WHAT TO WORK ON: Leaving the pictures out, print the lines from the first line of the listing through the line containing "from matplotlib.patches import Rectangle", exactly as they read, and no others.

SOURCE EXCERPT:
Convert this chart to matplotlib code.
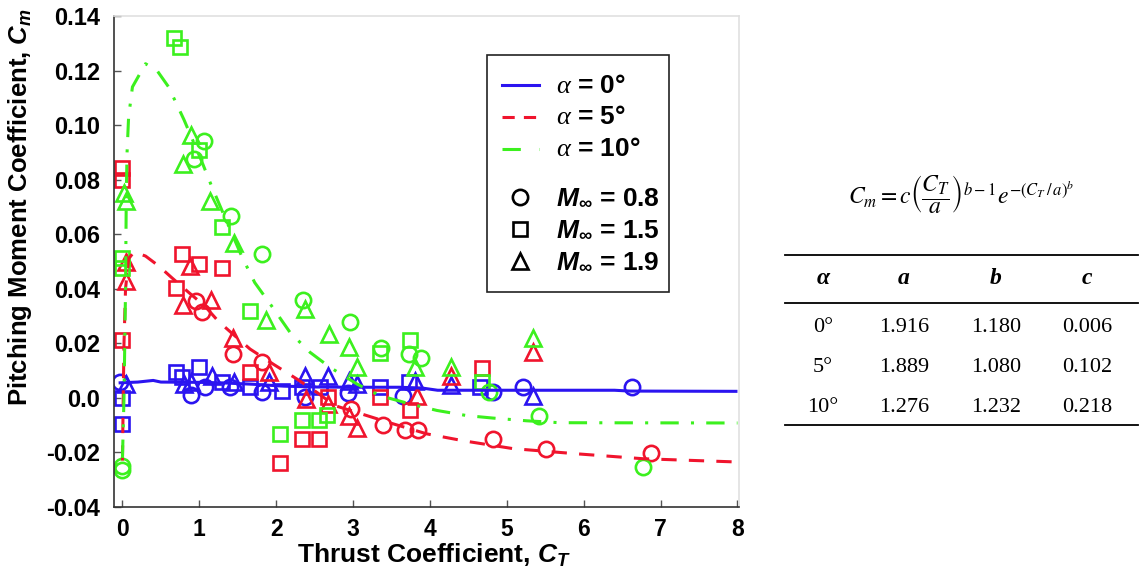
import numpy as np
import matplotlib
matplotlib.use("Agg")
import matplotlib.pyplot as plt
from matplotlib.lines import Line2D
from matplotlib.patches import Rectangle

plt.rcParams['font.family'] = ['Liberation Sans', 'DejaVu Sans']
plt.rcParams['mathtext.fontset'] = 'custom'
plt.rcParams['mathtext.rm'] = 'Liberation Sans:bold'
plt.rcParams['mathtext.bf'] = 'Liberation Sans:bold'
plt.rcParams['mathtext.it'] = 'Liberation Serif:italic'
plt.rcParams['mathtext.bfit'] = 'Liberation Sans:bold:italic'

# colours per angle of attack
c_a0 = '#2b14f0'
c_a5 = '#f0142d'
c_a10 = '#3cf01e'

# --- measured points, alpha = 0 ---
ct_a0_m08 = [-0.03, 0.89, 1.07, 1.40, 1.81, 2.37, 2.93, 3.65, 4.82, 5.21, 6.63]
cm_a0_m08 = [0.0060, 0.0011, 0.0039, 0.0039, 0.0021, 0.0003, 0.0017, 0.0008, 0.0023, 0.0039, 0.0039]
ct_a0_m15 = [0.0, 0.0, 0.70, 0.77, 1.00, 1.29, 1.66, 2.07, 2.33, 2.57, 3.35, 3.73, 4.65]
cm_a0_m15 = [0.0000, -0.0095, 0.0094, 0.0078, 0.0112, 0.0057, 0.0039, 0.0025, 0.0040, 0.0040, 0.0039, 0.0060, 0.0039]
ct_a0_m19 = [0.05, 0.80, 0.89, 1.16, 1.45, 1.90, 2.37, 2.68, 2.95, 3.05, 3.80, 4.28, 5.34]
cm_a0_m19 = [0.0051, 0.0051, 0.0060, 0.0082, 0.0060, 0.0057, 0.0082, 0.0082, 0.0063, 0.0051, 0.0063, 0.0048, 0.0008]

# --- alpha = 5 ---
ct_a5_m08 = [0.96, 1.04, 1.44, 1.81, 2.97, 3.39, 3.67, 3.84, 4.82, 5.51, 6.87]
cm_a5_m08 = [0.0356, 0.0316, 0.0161, 0.0130, -0.0040, -0.0098, -0.0116, -0.0116, -0.0150, -0.0186, -0.0202]
ct_a5_m15 = [0.0, 0.0, 0.0, 0.70, 0.77, 1.00, 1.29, 1.66, 2.05, 2.33, 2.56, 2.68, 3.35, 3.74, 4.68]
cm_a5_m15 = [0.0843, 0.0800, 0.0213, 0.0402, 0.0529, 0.0492, 0.0478, 0.0094, -0.0238, -0.0150, -0.0150, 0.0003, 0.0003, -0.0044, 0.0108]
ct_a5_m19 = [0.05, 0.04, 0.79, 0.88, 1.15, 1.44, 1.90, 2.39, 2.68, 2.95, 3.05, 3.83, 4.28, 5.34]
cm_a5_m19 = [0.0498, 0.0427, 0.0340, 0.0484, 0.0358, 0.0218, 0.0096, -0.0004, -0.0022, -0.0067, -0.0111, 0.0008, 0.0082, 0.0167]

# --- alpha = 10 ---
ct_a10_m08 = [0.0, 0.0, 0.93, 1.06, 1.415, 1.81, 2.35, 2.96, 3.36, 3.73, 3.88, 4.77, 5.42, 6.77]
cm_a10_m08 = [-0.0249, -0.0263, 0.0874, 0.0943, 0.0667, 0.0527, 0.0359, 0.0280, 0.0182, 0.0161, 0.0146, 0.0023, -0.0065, -0.0253]
ct_a10_m15 = [0.0, 0.0, 0.67, 0.75, 1.00, 1.29, 1.66, 2.05, 2.33, 2.56, 2.66, 3.35, 3.74, 4.68]
cm_a10_m15 = [0.0512, 0.0478, 0.1319, 0.1288, 0.0910, 0.0626, 0.0317, -0.0133, -0.0082, -0.0082, -0.0062, 0.0164, 0.0212, 0.0060]
ct_a10_m19 = [0.02, 0.04, 0.79, 0.89, 1.14, 1.45, 1.87, 2.37, 2.69, 2.95, 3.05, 3.80, 4.28, 5.34]
cm_a10_m19 = [0.0752, 0.0721, 0.0856, 0.0962, 0.0722, 0.0569, 0.0285, 0.0325, 0.0234, 0.0185, 0.0112, 0.0115, 0.0112, 0.0218]

# --- fit curves ---
fit_ct_a0 = [-0.05, 0.2, 0.4, 0.5, 1.0, 1.3, 1.7, 2.1, 2.5, 3.0, 3.6, 3.9, 4.1, 5.0, 6.4, 6.6, 8.0]
fit_cm_a0 = [0.0055, 0.0058, 0.0064, 0.0058, 0.0057, 0.0055, 0.0050, 0.0043, 0.0040, 0.0039, 0.0039,
             0.0036, 0.0028, 0.0028, 0.0028, 0.0025, 0.0024]
fit_ct_a5 = [0.0, 0.01, 0.02, 0.04, 0.08, 0.15, 0.3, 0.47, 0.64, 0.86, 1.07, 1.25, 1.46, 1.66, 1.96,
             2.27, 2.53, 2.76, 3.18, 3.52, 3.96, 4.45, 5.08, 5.91, 6.77, 8.0]
fit_cm_a5 = [-0.023, 0.0, 0.02, 0.04, 0.051, 0.0535, 0.052, 0.0484, 0.0441, 0.0387, 0.0337, 0.028,
             0.0228, 0.0179, 0.0124, 0.0069, 0.002, -0.0028, -0.0065, -0.0095, -0.0132, -0.0158,
             -0.0186, -0.0205, -0.0223, -0.0235]
fit_ct_a10 = [0.0, 0.02, 0.04, 0.05, 0.06, 0.08, 0.13, 0.3, 0.45, 0.6, 0.8, 1.03, 1.16, 1.29, 1.55,
              1.72, 1.94, 2.18, 2.44, 2.70, 3.05, 3.35, 3.74, 4.09, 4.48, 4.82, 5.26, 5.69, 8.0]
fit_cm_a10 = [-0.022, 0.0, 0.04, 0.075, 0.09, 0.103, 0.114, 0.1225, 0.120, 0.114, 0.102, 0.0868,
              0.0776, 0.069, 0.052, 0.0423, 0.0337, 0.024, 0.0167, 0.0112, 0.0051, 0.0008, -0.0022,
              -0.0046, -0.0065, -0.0074, -0.0084, -0.0091, -0.0092]

# --- fit parameter table ---
tab_alpha = ['0°', '5°', '10°']
tab_a = ['1.916', '1.889', '1.276']
tab_b = ['1.180', '1.080', '1.232']
tab_c = ['0.006', '0.102', '0.218']

yticks = [-0.04, -0.02, 0.0, 0.02, 0.04, 0.06, 0.08, 0.10, 0.12, 0.14]
ytick_labels = ['-0.04', '-0.02', '0.0', '0.02', '0.04', '0.06', '0.08', '0.10', '0.12', '0.14']
xticks = [0, 1, 2, 3, 4, 5, 6, 7, 8]

W, H = 1141, 578
fig = plt.figure(figsize=(W / 100, H / 100), dpi=100)
ax = fig.add_axes([114 / W, 1 - 507 / H, 625 / W, 491 / H])

mk = dict(linestyle='none', markerfacecolor='none', markeredgewidth=1.9)
for col, sets in [(c_a0, [(ct_a0_m08, cm_a0_m08), (ct_a0_m15, cm_a0_m15), (ct_a0_m19, cm_a0_m19)]),
                  (c_a5, [(ct_a5_m08, cm_a5_m08), (ct_a5_m15, cm_a5_m15), (ct_a5_m19, cm_a5_m19)]),
                  (c_a10, [(ct_a10_m08, cm_a10_m08), (ct_a10_m15, cm_a10_m15), (ct_a10_m19, cm_a10_m19)])]:
    ax.plot(sets[0][0], sets[0][1], marker='o', markersize=11, markeredgecolor=col, **mk)
    ax.plot(sets[1][0], sets[1][1], marker='s', markersize=10, markeredgecolor=col, **mk)
    ax.plot(sets[2][0], sets[2][1], marker='^', markersize=11, markeredgecolor=col, **mk)

ax.plot(fit_ct_a0, fit_cm_a0, color=c_a0, lw=2.2, solid_capstyle='butt')
ax.plot(fit_ct_a5, fit_cm_a5, color=c_a5, lw=2.2, dashes=(5, 4))
ax.plot(fit_ct_a10, fit_cm_a10, color=c_a10, lw=2.2, dashes=(6, 4, 1, 4))

ax.set_xlim(-0.11, 8.02)
ax.set_ylim(-0.04, 0.14)
ax.set_xticks(xticks)
ax.set_xticklabels([str(t) for t in xticks], fontsize=16.5, fontweight='bold')
ax.set_yticks(yticks)
ax.set_yticklabels(ytick_labels, fontsize=17, fontweight='bold')
ax.tick_params(direction='in', length=5, width=1, color='#555555')
ax.tick_params(axis='y', pad=10)
ax.tick_params(axis='x', pad=8)
for s in ['left', 'bottom']:
    ax.spines[s].set_color('#333333')
    ax.spines[s].set_linewidth(1.2)
for s in ['top', 'right']:
    ax.spines[s].set_color('#e0e0e0')
    ax.spines[s].set_linewidth(1.2)

ax.set_xlabel(r'Thrust Coefficient, $\mathbfit{C_T}$', fontsize=19, fontweight='bold')
ax.set_ylabel(r'Pitching Moment Coefficient, $\mathbfit{C_m}$', fontsize=18.5, fontweight='bold')
ax.xaxis.set_label_coords(0.512, -0.071)
ax.yaxis.set_label_coords(-0.128, 0.611)

# legend: two frameless legends inside one box
line_handles = [Line2D([], [], color=c_a0, lw=2.2),
                Line2D([], [], color=c_a5, lw=2.2, dashes=(4, 3)),
                Line2D([], [], color=c_a10, lw=2.2, dashes=(6, 6, 1, 6))]
line_labels = [r'$\alpha$ = 0°', r'$\alpha$ = 5°', r'$\alpha$ = 10°']
mark_handles = [Line2D([], [], marker=m, color='black', markerfacecolor='none', markersize=s,
                       mew=1.9, linestyle='none') for m, s in [('o', 11), ('s', 10), ('^', 11)]]
mark_labels = [r'$\mathbfit{M}_{\infty}$ = 0.8', r'$\mathbfit{M}_{\infty}$ = 1.5',
               r'$\mathbfit{M}_{\infty}$ = 1.9']
leg_kw = dict(loc='upper left', borderaxespad=0, prop={'size': 19, 'weight': 'bold'}, frameon=False,
              handlelength=1.4, handleheight=0.3, handletextpad=0.65, labelspacing=0.3, borderpad=0.55)
leg1 = ax.legend(line_handles, line_labels, bbox_to_anchor=(0.597, 0.9124), **leg_kw)
ax.add_artist(leg1)
leg2 = ax.legend(mark_handles, mark_labels, bbox_to_anchor=(0.597, 0.6843), **leg_kw)
leg1.set_zorder(6)
leg2.set_zorder(6)
ax.add_patch(Rectangle((0.597, 0.4379), 0.291, 0.4827, transform=ax.transAxes, facecolor='white',
                       edgecolor='#222222', lw=1.2, zorder=5))

# formula and table on the right
fig.text(961 / W, 1 - 194 / H,
         r'$C_m = c\left(\dfrac{C_T}{a}\right)^{b-1} e^{-\left(C_T\,/\,a\right)^{b}}$',
         math_fontfamily='stix', fontsize=17, ha='center', va='center')

x0, x1 = 785 / W, 1138 / W
for yp in [255, 303, 425]:
    fig.add_artist(Line2D([x0, x1], [1 - yp / H, 1 - yp / H], color='black', lw=1.3))

col_x = [823, 904, 996, 1087]
for xp, hdr in zip(col_x, ['α', 'a', 'b', 'c']):
    fig.text(xp / W, 1 - 279 / H, hdr, family='Liberation Serif', fontweight='bold', style='italic',
             fontsize=17, ha='center', va='center')
row_y = [327, 367, 407]
for i, yp in enumerate(row_y):
    for xp, val in zip(col_x, [tab_alpha[i], tab_a[i], tab_b[i], tab_c[i]]):
        fig.text(xp / W, 1 - yp / H, val, family='Liberation Serif', fontsize=16,
                 ha='center', va='center')

fig.savefig('out.png', dpi=100)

OUTPUT FOR THIS EXERCISE:
Convert this chart to matplotlib code.
import numpy as np
import matplotlib
matplotlib.use("Agg")
import matplotlib.pyplot as plt
from matplotlib.lines import Line2D
from matplotlib.patches import Rectangle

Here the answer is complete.